De quoi a-t-il faim, Jésus, et pourquoi a-t-il mis tant de temps à avoir faim ?
C’est comme si Jésus, au début de son ministère souhaitait prendre le temps, durant 40 jours dans le désert, de s’imprégner concrètement de l’histoire de son peuple qui, lui, a éprouvé physiquement, durant 40 ans dans le désert, la faim, la soif, les serpents, la chaleur, et spirituellement, le doute, le découragement, mais aussi la gratitude, le don. Comme s’il s’agissait de comprendre de l’intérieur, de s’immerger dans tout ce qui constitue la vie, l’espérance, la prière de ce peuple vers lequel il est envoyé. Un peu comme si nous allions passer quelques jours en Ukraine pour éprouver la valeur du mot guerre ou des mots compassion, solidarité, fraternité, persévérance.

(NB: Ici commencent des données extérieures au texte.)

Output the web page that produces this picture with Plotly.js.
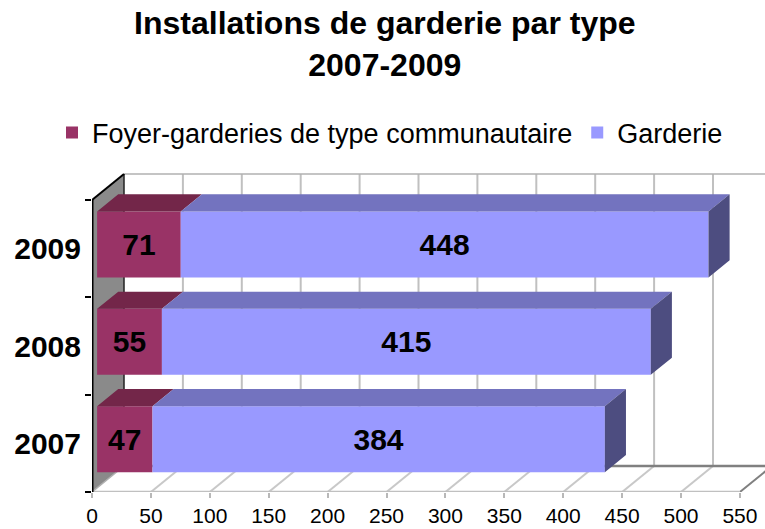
<!DOCTYPE html>
<html>
<head>
<meta charset="utf-8">
<script src="https://cdn.plot.ly/plotly-3.0.1.min.js"></script>
<style>html,body{margin:0;padding:0;background:#fff;}#chart{width:765px;height:529px;}</style>
</head>
<body>
<div id="chart"></div>
<script>
// ---- data ----
const categories = ['2007', '2008', '2009'];
const foyer = [47, 55, 71];
const garderie = [384, 415, 448];
const xTickVals = [0, 50, 100, 150, 200, 250, 300, 350, 400, 450, 500, 550];
const seriesNames = ['Foyer-garderies de type communautaire', 'Garderie'];

// ---- styling / geometry constants ----
const FONT = 'Liberation Sans, Arial, sans-serif';
const PXX = 1.178;           // px per x unit
const PXY = 97.33;           // px per category
const L = 92, B = 37, T = 170, W = 765, H = 529;
const XMAX = (W - L) / PXX;
const YMIN = -0.5, YMAX = -0.5 + (H - B - T) / PXY;
const DX = 32 / PXX;         // depth offset in x units
const DY = 26 / PXY;         // depth offset in y units
const D0 = 0.16, D1 = 0.82;  // bar depth span
const BW = 0.678;            // bar thickness
const XMAXV = 550;

const idx = categories.map((c, i) => i);
const col = {
  fFront: '#993366', fTop: '#732649',
  gFront: '#9999FF', gTop: '#7373BF', gSide: '#4D4D80'
};

// front faces (library bars)
const off = D0 * DX;
const yc = idx.map(i => i + D0 * DY);
const traces = [
  {
    type: 'bar', orientation: 'h', name: seriesNames[0],
    x: foyer, y: yc, base: foyer.map(() => off), width: BW,
    marker: {color: col.fFront, line: {width: 0}},
    text: foyer.map(String), textposition: 'inside', insidetextanchor: 'middle',
    insidetextfont: {family: FONT, size: 30, color: '#000', weight: 'bold'},
    constraintext: 'none', hoverinfo: 'skip'
  },
  {
    type: 'bar', orientation: 'h', name: seriesNames[1],
    x: garderie, y: yc, base: foyer.map(f => off + f), width: BW,
    marker: {color: col.gFront, line: {width: 0}},
    text: garderie.map(String), textposition: 'inside', insidetextanchor: 'middle',
    insidetextfont: {family: FONT, size: 30, color: '#000', weight: 'bold'},
    constraintext: 'none', hoverinfo: 'skip'
  }
];

// 3D top and side faces computed from data
const ddx = (D1 - D0) * DX, ddy = (D1 - D0) * DY;
function topPoly(starts, ends) {
  const xs = [], ys = [];
  idx.forEach(i => {
    const x0 = off + starts[i], x1 = off + ends[i], yt = yc[i] + BW / 2;
    xs.push(x0, x1, x1 + ddx, x0 + ddx, x0, null);
    ys.push(yt, yt, yt + ddy, yt + ddy, yt, null);
  });
  return {xs, ys};
}
function sidePoly(ends) {
  const xs = [], ys = [];
  idx.forEach(i => {
    const x1 = off + ends[i], yt = yc[i] + BW / 2, yb = yc[i] - BW / 2;
    xs.push(x1, x1, x1 + ddx, x1 + ddx, x1, null);
    ys.push(yb, yt, yt + ddy, yb + ddy, yb, null);
  });
  return {xs, ys};
}
const totals = idx.map(i => foyer[i] + garderie[i]);
const fTop = topPoly(foyer.map(() => 0), foyer);
const gTop = topPoly(foyer, totals);
const gSide = sidePoly(totals);
[[fTop, col.fTop], [gTop, col.gTop], [gSide, col.gSide]].forEach(([p, c]) => {
  traces.push({
    type: 'scatter', mode: 'lines', x: p.xs, y: p.ys, fill: 'toself',
    fillcolor: c, line: {width: 0, color: c}, showlegend: false, hoverinfo: 'skip'
  });
});
// dummy trace for label axis
traces.push({type: 'scatter', mode: 'none', x: [0], y: [0], yaxis: 'y2', showlegend: false, hoverinfo: 'skip'});

// walls, floor and gridlines (decoration)
const shapes = [];
const yF = YMIN, yTop = 2.5;
xTickVals.filter(v => v > 0).forEach(v => {
  shapes.push({type: 'line', layer: 'below', xref: 'x', yref: 'y',
    x0: v + DX, x1: v + DX, y0: yF + DY, y1: yTop + DY, line: {color: '#c0c0c0', width: 2}});
});
shapes.push({type: 'line', layer: 'below', xref: 'x', yref: 'y',
  x0: DX, x1: XMAXV + DX, y0: yTop + DY, y1: yTop + DY, line: {color: '#b0b0b0', width: 1.5}});
xTickVals.filter(v => v > 0 && v < XMAXV).forEach(v => {
  shapes.push({type: 'line', layer: 'below', xref: 'x', yref: 'y',
    x0: v, x1: v + DX, y0: yF, y1: yF + DY, line: {color: '#c8c8c8', width: 2}});
});
shapes.push({type: 'line', layer: 'below', xref: 'x', yref: 'y',
  x0: DX, x1: XMAXV + DX, y0: yF + DY, y1: yF + DY, line: {color: '#808080', width: 2.5}});
shapes.push({type: 'line', layer: 'below', xref: 'x', yref: 'y',
  x0: XMAXV, x1: XMAXV + DX, y0: yF, y1: yF + DY, line: {color: '#808080', width: 2}});
shapes.push({type: 'line', layer: 'below', xref: 'x', yref: 'y',
  x0: 0, x1: XMAXV, y0: yF, y1: yF, line: {color: '#c0c0c0', width: 2.5}});
// side wall
shapes.push({type: 'path', layer: 'below', xref: 'x', yref: 'y',
  path: `M0,${yF} L0,${yTop} L${DX},${yTop + DY} L${DX},${yF + DY} Z`,
  fillcolor: '#8a8a8a', line: {width: 0}});
shapes.push({type: 'line', layer: 'below', xref: 'x', yref: 'y',
  x0: 0, x1: DX, y0: yF, y1: yF + DY, line: {color: '#b0b0b0', width: 1.5}});
shapes.push({type: 'line', layer: 'below', xref: 'x', yref: 'y',
  x0: DX, x1: DX, y0: yF + DY, y1: yTop + DY, line: {color: '#222', width: 1.5}});
shapes.push({type: 'line', layer: 'below', xref: 'x', yref: 'y',
  x0: 0, x1: DX, y0: yTop, y1: yTop + DY, line: {color: '#000', width: 2}});
shapes.push({type: 'line', layer: 'below', xref: 'x', yref: 'y',
  x0: 0, x1: 0, y0: yF, y1: yTop, line: {color: '#000', width: 3}});

const layout = {
  width: W, height: H,
  margin: {l: L, r: 0, t: T, b: B, pad: 0},
  paper_bgcolor: '#fff', plot_bgcolor: 'rgba(0,0,0,0)',
  font: {family: FONT, color: '#000'},
  title: {
    text: 'Installations de garderie par type<br>2007-2009',
    font: {family: FONT, size: 32, color: '#000', weight: 'bold'},
    x: 0.503, xanchor: 'center', yref: 'container', y: 0.935, yanchor: 'top'
  },
  showlegend: true,
  legend: {
    orientation: 'h', xref: 'container', x: 52 / W, xanchor: 'left', yref: 'container',
    y: 1 - 133 / H, yanchor: 'middle', font: {family: FONT, size: 27, color: '#000'},
    traceorder: 'normal', itemclick: false, itemdoubleclick: false, bgcolor: 'rgba(0,0,0,0)'
  },
  barmode: 'overlay',
  xaxis: {
    range: [0, XMAX], showgrid: false, zeroline: false, showline: false,
    tickmode: 'array', tickvals: xTickVals, ticktext: xTickVals.map(String),
    ticks: 'outside', ticklen: 5, tickwidth: 2, tickcolor: '#b8b8b8',
    tickfont: {family: FONT, size: 21, color: '#000'}, fixedrange: true
  },
  yaxis: {
    range: [YMIN, YMAX], showgrid: false, zeroline: false, showline: false,
    tickmode: 'array', tickvals: [-0.5, 0.5, 1.5, 2.5], ticks: 'outside',
    ticklen: 6, tickwidth: 2, tickcolor: '#000', showticklabels: false, fixedrange: true
  },
  yaxis2: {
    overlaying: 'y', side: 'left', range: [YMIN, YMAX], showgrid: false, zeroline: false,
    showline: false, tickmode: 'array', tickvals: idx, ticktext: categories, ticks: '',
    ticklabelstandoff: 10,
    tickfont: {family: FONT, size: 30, color: '#000', weight: 'bold'}, fixedrange: true
  },
  shapes: shapes
};

Plotly.newPlot('chart', traces, layout, {displayModeBar: false, staticPlot: true});
</script>
</body>
</html>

La faim du Royaume des cieux
Avant d’annoncer le royaume qu’il connaît si bien, Jésus vient se mettre à la place de ceux qui l’attendent depuis si longtemps. Et il éprouve la faim du Royaume des cieux.

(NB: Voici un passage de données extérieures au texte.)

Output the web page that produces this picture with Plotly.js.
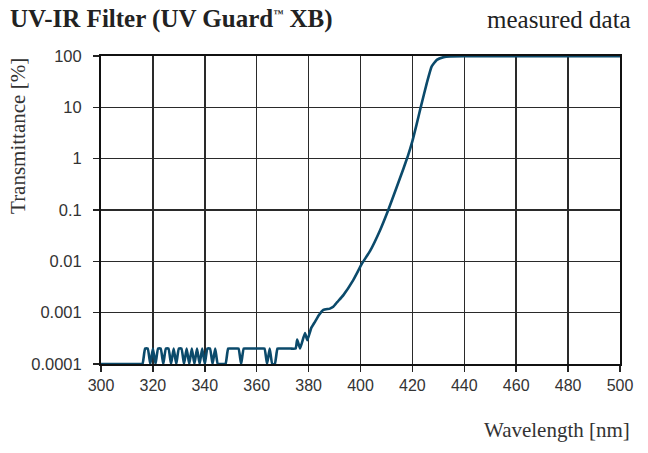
<!DOCTYPE html>
<html>
<head>
<meta charset="utf-8">
<script src="https://cdn.plot.ly/plotly-3.0.1.min.js"></script>
<style>html,body{margin:0;padding:0;background:#fff;}#chart{width:648px;height:453px;}</style>
</head>
<body>
<div id="chart"></div>
<script>
// Wavelength [nm]
const wavelength = [
  300, 305, 310, 315, 316, 317, 318, 319, 320, 321, 322, 323, 324, 325, 326, 327, 328, 329,
  330, 331, 332, 333, 334, 335, 336, 337, 338, 339, 340, 341, 342, 343, 344, 345, 346, 347,
  348, 349, 350, 351, 352, 353, 354, 355, 356, 358, 360, 362, 363, 364, 365, 366, 367, 368,
  369, 371, 373, 375, 375.6, 376.7, 378.6, 379.5, 381, 382.5, 384, 385.7, 388.2, 389.5, 391,
  393.4, 397.2, 400.5, 403.7, 407.5, 410.7, 413.9, 416.5, 418.3, 420, 421.6, 423.2, 425.5,
  427.4, 429.4, 432, 434.6, 440, 450, 460, 470, 480, 490, 500
];
// Transmittance [%]
const transmittance = [
  0.0001, 0.0001, 0.0001, 0.0001, 0.0001, 0.0002, 0.0002, 0.0001, 0.0002, 0.0001, 0.0002, 0.0002, 0.0001, 0.0002, 0.0002, 0.0001, 0.0002, 0.0001,
  0.0002, 0.0002, 0.0001, 0.0002, 0.0001, 0.0002, 0.0001, 0.0002, 0.0001, 0.0002, 0.0001, 0.0002, 0.0002, 0.0001, 0.0002, 0.0001, 0.0001, 0.0001,
  0.0001, 0.0002, 0.0002, 0.0002, 0.0002, 0.0002, 0.0001, 0.0002, 0.0002, 0.0002, 0.0002, 0.0002, 0.0002, 0.0001, 0.0002, 0.0001, 0.0001, 0.0002,
  0.0002, 0.0002, 0.0002, 0.0002, 0.0003, 0.0002, 0.0004, 0.00029, 0.0005, 0.00067, 0.0009, 0.00113, 0.0012, 0.0013, 0.0016,
  0.0022, 0.0043, 0.0089, 0.016, 0.04, 0.1, 0.275, 0.63, 1.15, 2.2, 4.6, 10, 29,
  62, 84, 95, 98, 98.6, 98.8, 98.6, 98.9, 98.7, 98.8, 98.8
];
const xTicks = [300, 320, 340, 360, 380, 400, 420, 440, 460, 480, 500];
const yTicks = [0.0001, 0.001, 0.01, 0.1, 1, 10, 100];
const yTickText = ['0.0001', '0.001', '0.01', '0.1', '1', '10', '100'];

const serif = '"Liberation Serif", "DejaVu Serif", serif';
const sans = '"Liberation Sans", Arial, sans-serif';

const trace = {
  x: wavelength, y: transmittance, type: 'scatter', mode: 'lines',
  line: {color: '#0b4a6b', width: 2.6, shape: 'spline', smoothing: 0.4},
  hoverinfo: 'x+y'
};

const layout = {
  width: 648, height: 453,
  margin: {l: 101, r: 28, t: 56, b: 89, pad: 0},
  paper_bgcolor: '#ffffff', plot_bgcolor: '#ffffff',
  showlegend: false,
  xaxis: {
    range: [300, 500], tickmode: 'array', tickvals: xTicks,
    ticks: 'outside', ticklen: 6, tickwidth: 1.5, tickcolor: '#222',
    showline: true, linecolor: '#111', linewidth: 2, mirror: true,
    showgrid: true, gridcolor: '#2a2a2a', gridwidth: 1.5, zeroline: false,
    tickfont: {family: sans, size: 16, color: '#333'},
    ticklabelstandoff: 0, layer: 'below traces', fixedrange: true
  },
  yaxis: {
    type: 'log', range: [-4, 2], tickmode: 'array', tickvals: yTicks, ticktext: yTickText,
    ticks: 'outside', ticklen: 6, tickwidth: 1.5, tickcolor: '#222',
    showline: true, linecolor: '#111', linewidth: 2, mirror: true,
    showgrid: true, gridcolor: '#2a2a2a', gridwidth: 1.5, zeroline: false,
    tickfont: {family: sans, size: 16.5, color: '#333'},
    ticklabelstandoff: 8, layer: 'below traces', fixedrange: true
  },
  annotations: [
    {text: '<b>UV-IR Filter (UV Guard<sup><span style="font-size:10px">™</span></sup> XB)</b>', xref: 'paper', yref: 'paper',
     x: -0.179, y: 1.12, xanchor: 'left', yanchor: 'middle', showarrow: false,
     font: {family: serif, size: 25, color: '#222'}},
    {text: 'measured data', xref: 'paper', yref: 'paper',
     x: 1.025, y: 1.12, xanchor: 'right', yanchor: 'middle', showarrow: false,
     font: {family: serif, size: 25, color: '#222'}},
    {text: 'Transmittance [%]', xref: 'paper', yref: 'paper', textangle: -90,
     x: -0.160, y: 1.0, xanchor: 'center', yanchor: 'top', showarrow: false,
     font: {family: serif, size: 21, color: '#333'}},
    {text: 'Wavelength [nm]', xref: 'paper', yref: 'paper',
     x: 1.023, y: -0.214, xanchor: 'right', yanchor: 'middle', showarrow: false,
     font: {family: serif, size: 21, color: '#333'}}
  ]
};

Plotly.newPlot('chart', [trace], layout, {displayModeBar: false, staticPlot: true});
</script>
</body>
</html>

Le diable, lui, n’a rien compris. Il en est resté à l’estomac et propose à Jésus un pis-aller qui n’a aucun sens, un coup de baguette magique : « que cette pierre devienne du pain. »
Ce qu’il ne soupçonne pas, le diable, c’est que Jésus le fera. Il va transformer la pierre en pain. La pierre des tables de la loi en nouvelle alliance du pain donné, de la vie donnée totalement. Mais ça le diable ne peut pas comprendre…

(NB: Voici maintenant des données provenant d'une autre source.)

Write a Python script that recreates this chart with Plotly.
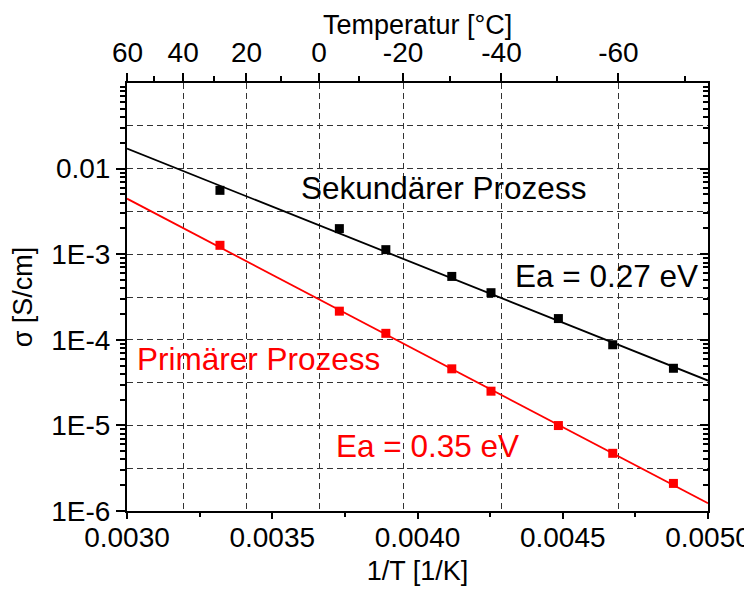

Le diable : son mode de langage est celui du chantage
Il n’aime pas ce Jésus ras-du-sol. Il l’emmène plus haut, comme s’il était désincarné, comme s’il n’était qu’un esprit. Il insiste et propose d’autres mirages : « tous les royaumes de la terre je te les donne ! »
Ce qui montre bien que de tous ces royaumes, comme de la vie de ceux qui les habitent, le diable s’en moque. Non seulement il veut donner ce qui ne lui appartient pas : nos vies, mais son don n’en est pas un ! C’est un business qu’il propose. Il y a un « si » : « je te donne, si… » Son mode de langage est celui du chantage. La seule chose qu’il veut c’est être le chef : qu’on s’agenouille devant lui, quitte pour cela à sacrifier tous les peuples. Voilà bien le ridicule de tous ceux qui acceptent cet ignoble marchandage. Ils s’imaginent les rois du monde et ils sont soumis, à genoux, devant le plus ignoble.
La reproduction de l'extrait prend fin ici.